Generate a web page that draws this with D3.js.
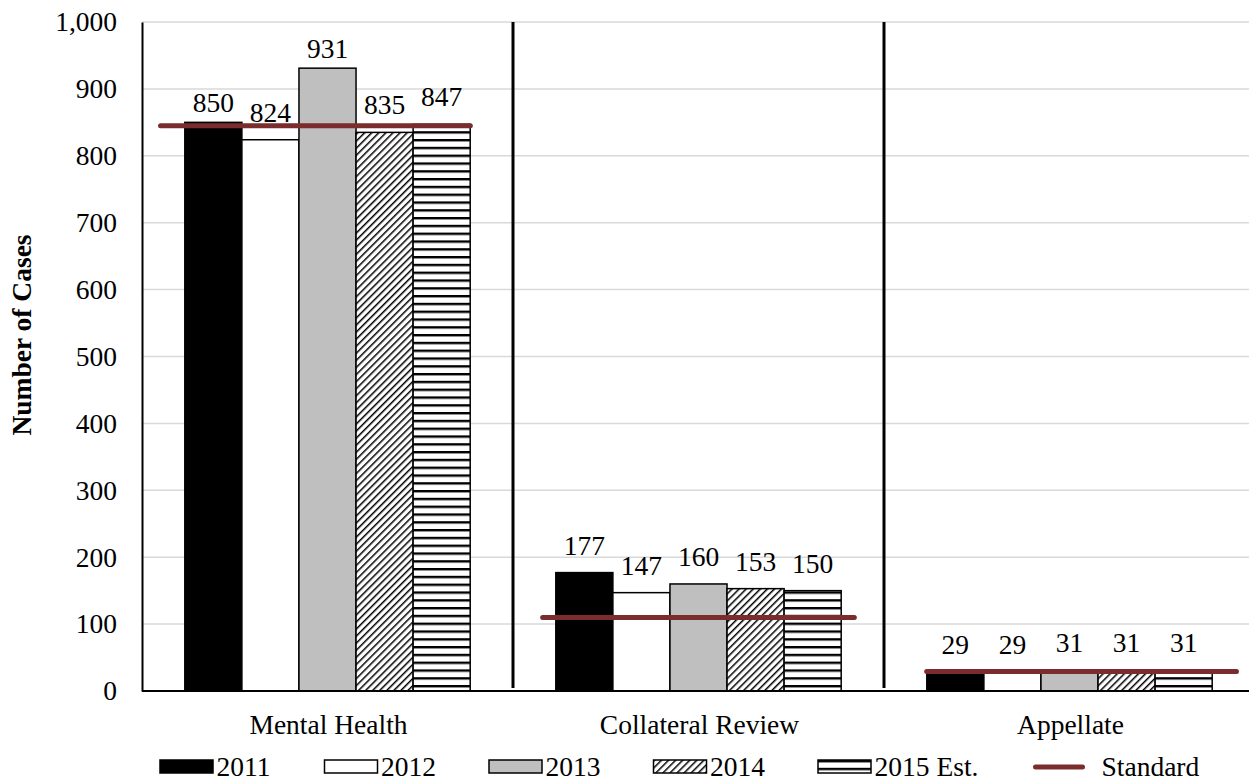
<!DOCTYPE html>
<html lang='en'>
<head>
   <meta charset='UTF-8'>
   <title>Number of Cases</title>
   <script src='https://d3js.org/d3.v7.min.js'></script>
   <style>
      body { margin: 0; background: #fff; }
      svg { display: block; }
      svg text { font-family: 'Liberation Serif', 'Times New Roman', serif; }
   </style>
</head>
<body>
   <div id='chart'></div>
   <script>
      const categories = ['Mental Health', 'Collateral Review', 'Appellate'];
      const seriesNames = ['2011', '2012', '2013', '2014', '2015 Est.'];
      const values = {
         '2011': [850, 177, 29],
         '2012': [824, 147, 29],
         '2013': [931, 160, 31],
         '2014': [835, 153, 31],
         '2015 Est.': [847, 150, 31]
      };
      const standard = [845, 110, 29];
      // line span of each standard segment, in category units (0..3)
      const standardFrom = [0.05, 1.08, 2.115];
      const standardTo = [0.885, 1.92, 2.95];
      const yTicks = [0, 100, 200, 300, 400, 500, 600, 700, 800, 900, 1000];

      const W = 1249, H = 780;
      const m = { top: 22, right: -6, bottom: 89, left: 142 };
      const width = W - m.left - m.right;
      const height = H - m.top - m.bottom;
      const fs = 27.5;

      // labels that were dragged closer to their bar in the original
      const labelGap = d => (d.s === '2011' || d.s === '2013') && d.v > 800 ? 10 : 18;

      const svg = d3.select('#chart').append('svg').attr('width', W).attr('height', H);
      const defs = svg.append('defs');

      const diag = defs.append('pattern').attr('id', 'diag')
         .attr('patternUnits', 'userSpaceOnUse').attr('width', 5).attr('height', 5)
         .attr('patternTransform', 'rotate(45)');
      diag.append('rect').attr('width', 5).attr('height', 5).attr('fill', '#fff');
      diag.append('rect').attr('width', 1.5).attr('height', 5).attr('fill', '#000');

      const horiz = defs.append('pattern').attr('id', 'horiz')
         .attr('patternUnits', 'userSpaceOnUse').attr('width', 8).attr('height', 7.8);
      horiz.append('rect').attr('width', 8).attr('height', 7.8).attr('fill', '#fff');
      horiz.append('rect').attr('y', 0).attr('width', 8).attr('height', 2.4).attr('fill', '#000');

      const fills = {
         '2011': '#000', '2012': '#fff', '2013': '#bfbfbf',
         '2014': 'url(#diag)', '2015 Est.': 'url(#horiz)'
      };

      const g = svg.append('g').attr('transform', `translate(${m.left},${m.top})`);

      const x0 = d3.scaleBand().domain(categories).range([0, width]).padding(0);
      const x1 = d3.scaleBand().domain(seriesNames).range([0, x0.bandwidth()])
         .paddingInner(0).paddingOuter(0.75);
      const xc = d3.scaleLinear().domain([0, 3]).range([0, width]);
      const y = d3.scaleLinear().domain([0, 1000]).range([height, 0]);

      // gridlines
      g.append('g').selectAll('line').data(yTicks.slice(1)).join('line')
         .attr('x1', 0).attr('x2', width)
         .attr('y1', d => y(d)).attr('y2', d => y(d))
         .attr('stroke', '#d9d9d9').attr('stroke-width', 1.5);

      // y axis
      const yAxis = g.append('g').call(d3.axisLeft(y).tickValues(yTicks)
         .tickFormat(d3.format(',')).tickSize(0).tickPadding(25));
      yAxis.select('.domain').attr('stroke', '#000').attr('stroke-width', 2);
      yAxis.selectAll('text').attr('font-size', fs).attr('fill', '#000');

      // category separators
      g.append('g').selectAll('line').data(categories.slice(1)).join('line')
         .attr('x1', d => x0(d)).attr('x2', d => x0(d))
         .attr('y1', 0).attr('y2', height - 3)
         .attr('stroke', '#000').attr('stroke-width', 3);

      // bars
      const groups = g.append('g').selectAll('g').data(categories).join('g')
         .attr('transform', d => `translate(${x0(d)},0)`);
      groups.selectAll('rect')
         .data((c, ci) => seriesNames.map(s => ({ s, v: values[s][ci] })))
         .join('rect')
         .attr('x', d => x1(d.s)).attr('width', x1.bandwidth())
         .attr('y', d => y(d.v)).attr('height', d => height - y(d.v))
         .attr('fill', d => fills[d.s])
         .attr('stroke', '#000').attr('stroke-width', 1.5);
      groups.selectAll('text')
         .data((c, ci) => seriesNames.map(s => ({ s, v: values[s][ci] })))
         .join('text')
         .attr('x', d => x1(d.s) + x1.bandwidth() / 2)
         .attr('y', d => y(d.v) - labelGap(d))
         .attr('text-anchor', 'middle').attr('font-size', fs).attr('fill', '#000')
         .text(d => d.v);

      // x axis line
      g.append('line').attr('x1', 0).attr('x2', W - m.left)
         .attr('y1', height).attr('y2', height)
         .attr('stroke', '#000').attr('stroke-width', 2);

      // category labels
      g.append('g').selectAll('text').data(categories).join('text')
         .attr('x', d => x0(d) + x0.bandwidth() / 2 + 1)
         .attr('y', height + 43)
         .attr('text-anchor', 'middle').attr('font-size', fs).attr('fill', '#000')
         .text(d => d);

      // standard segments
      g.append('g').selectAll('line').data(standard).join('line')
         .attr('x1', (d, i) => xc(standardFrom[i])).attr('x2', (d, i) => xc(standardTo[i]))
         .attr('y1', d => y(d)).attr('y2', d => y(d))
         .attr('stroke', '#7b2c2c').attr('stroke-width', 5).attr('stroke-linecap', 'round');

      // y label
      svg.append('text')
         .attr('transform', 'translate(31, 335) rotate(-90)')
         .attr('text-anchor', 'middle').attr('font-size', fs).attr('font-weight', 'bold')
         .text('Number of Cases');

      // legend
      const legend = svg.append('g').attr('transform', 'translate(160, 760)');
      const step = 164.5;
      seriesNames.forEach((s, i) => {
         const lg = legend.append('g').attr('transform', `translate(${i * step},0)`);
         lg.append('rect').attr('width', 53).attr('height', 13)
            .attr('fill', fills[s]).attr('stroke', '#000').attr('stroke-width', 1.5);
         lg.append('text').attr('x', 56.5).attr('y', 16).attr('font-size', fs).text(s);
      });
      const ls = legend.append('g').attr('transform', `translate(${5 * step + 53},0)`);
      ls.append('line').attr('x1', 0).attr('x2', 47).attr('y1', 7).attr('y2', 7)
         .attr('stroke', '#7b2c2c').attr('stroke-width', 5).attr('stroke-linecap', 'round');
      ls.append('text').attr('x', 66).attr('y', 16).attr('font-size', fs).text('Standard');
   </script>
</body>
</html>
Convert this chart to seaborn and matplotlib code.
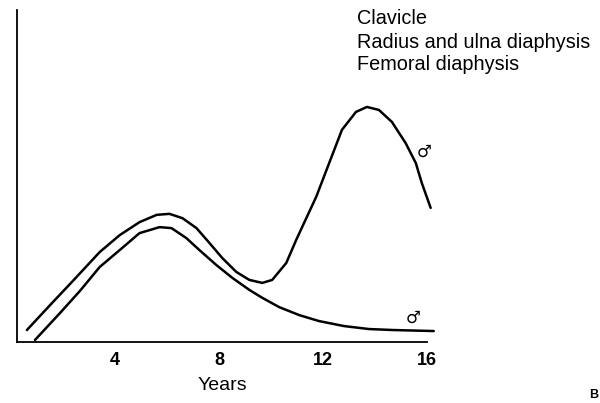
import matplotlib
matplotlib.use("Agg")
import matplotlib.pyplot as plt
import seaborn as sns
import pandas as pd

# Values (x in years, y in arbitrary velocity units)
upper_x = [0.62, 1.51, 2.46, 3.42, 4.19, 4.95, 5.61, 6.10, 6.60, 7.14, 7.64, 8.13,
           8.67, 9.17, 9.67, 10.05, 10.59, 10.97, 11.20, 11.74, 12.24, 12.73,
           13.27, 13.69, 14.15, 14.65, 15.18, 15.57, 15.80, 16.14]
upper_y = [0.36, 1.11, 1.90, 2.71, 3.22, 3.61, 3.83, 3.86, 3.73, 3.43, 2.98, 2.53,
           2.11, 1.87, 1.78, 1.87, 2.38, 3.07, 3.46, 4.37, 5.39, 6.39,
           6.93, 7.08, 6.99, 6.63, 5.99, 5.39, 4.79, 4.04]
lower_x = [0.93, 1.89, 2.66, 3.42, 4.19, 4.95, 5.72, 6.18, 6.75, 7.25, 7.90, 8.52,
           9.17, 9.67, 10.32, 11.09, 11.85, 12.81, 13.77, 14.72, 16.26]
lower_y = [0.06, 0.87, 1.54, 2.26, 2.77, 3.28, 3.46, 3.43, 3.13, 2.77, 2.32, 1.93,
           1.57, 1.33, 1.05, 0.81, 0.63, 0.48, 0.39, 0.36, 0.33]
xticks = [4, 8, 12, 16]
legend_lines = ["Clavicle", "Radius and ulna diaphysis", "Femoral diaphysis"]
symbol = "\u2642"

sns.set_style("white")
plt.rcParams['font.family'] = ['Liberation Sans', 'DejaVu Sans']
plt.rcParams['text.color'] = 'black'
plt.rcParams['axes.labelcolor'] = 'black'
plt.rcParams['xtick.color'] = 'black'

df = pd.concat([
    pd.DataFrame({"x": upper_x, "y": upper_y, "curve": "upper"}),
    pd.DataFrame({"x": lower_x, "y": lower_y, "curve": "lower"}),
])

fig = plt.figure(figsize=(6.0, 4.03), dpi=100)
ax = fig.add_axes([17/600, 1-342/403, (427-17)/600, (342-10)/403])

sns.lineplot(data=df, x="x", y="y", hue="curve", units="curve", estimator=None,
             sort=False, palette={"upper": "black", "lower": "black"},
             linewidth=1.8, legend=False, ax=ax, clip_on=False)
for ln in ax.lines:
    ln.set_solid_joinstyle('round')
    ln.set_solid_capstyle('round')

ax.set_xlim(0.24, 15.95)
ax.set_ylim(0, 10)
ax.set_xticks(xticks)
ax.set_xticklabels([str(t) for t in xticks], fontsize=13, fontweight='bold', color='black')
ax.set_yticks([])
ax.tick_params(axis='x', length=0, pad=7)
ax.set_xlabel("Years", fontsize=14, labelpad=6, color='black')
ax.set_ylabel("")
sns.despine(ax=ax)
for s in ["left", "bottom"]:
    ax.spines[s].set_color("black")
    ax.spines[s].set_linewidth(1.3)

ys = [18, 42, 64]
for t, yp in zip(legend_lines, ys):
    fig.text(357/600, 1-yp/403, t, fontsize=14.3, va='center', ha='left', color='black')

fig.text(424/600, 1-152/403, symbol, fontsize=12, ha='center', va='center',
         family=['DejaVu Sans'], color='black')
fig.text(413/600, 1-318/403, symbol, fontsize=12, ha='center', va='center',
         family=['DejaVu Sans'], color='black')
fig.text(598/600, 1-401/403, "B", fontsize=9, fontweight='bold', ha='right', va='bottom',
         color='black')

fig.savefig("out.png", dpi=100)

● **The exercise**
Up in the listing, locate the line with "Convert this chart"; print it and every line after it down to the line with "import pandas as pd", which is included too. Skip the pictures.

● **Completed task**
Convert this chart to seaborn and matplotlib code.
import matplotlib
matplotlib.use("Agg")
import matplotlib.pyplot as plt
import seaborn as sns
import pandas as pd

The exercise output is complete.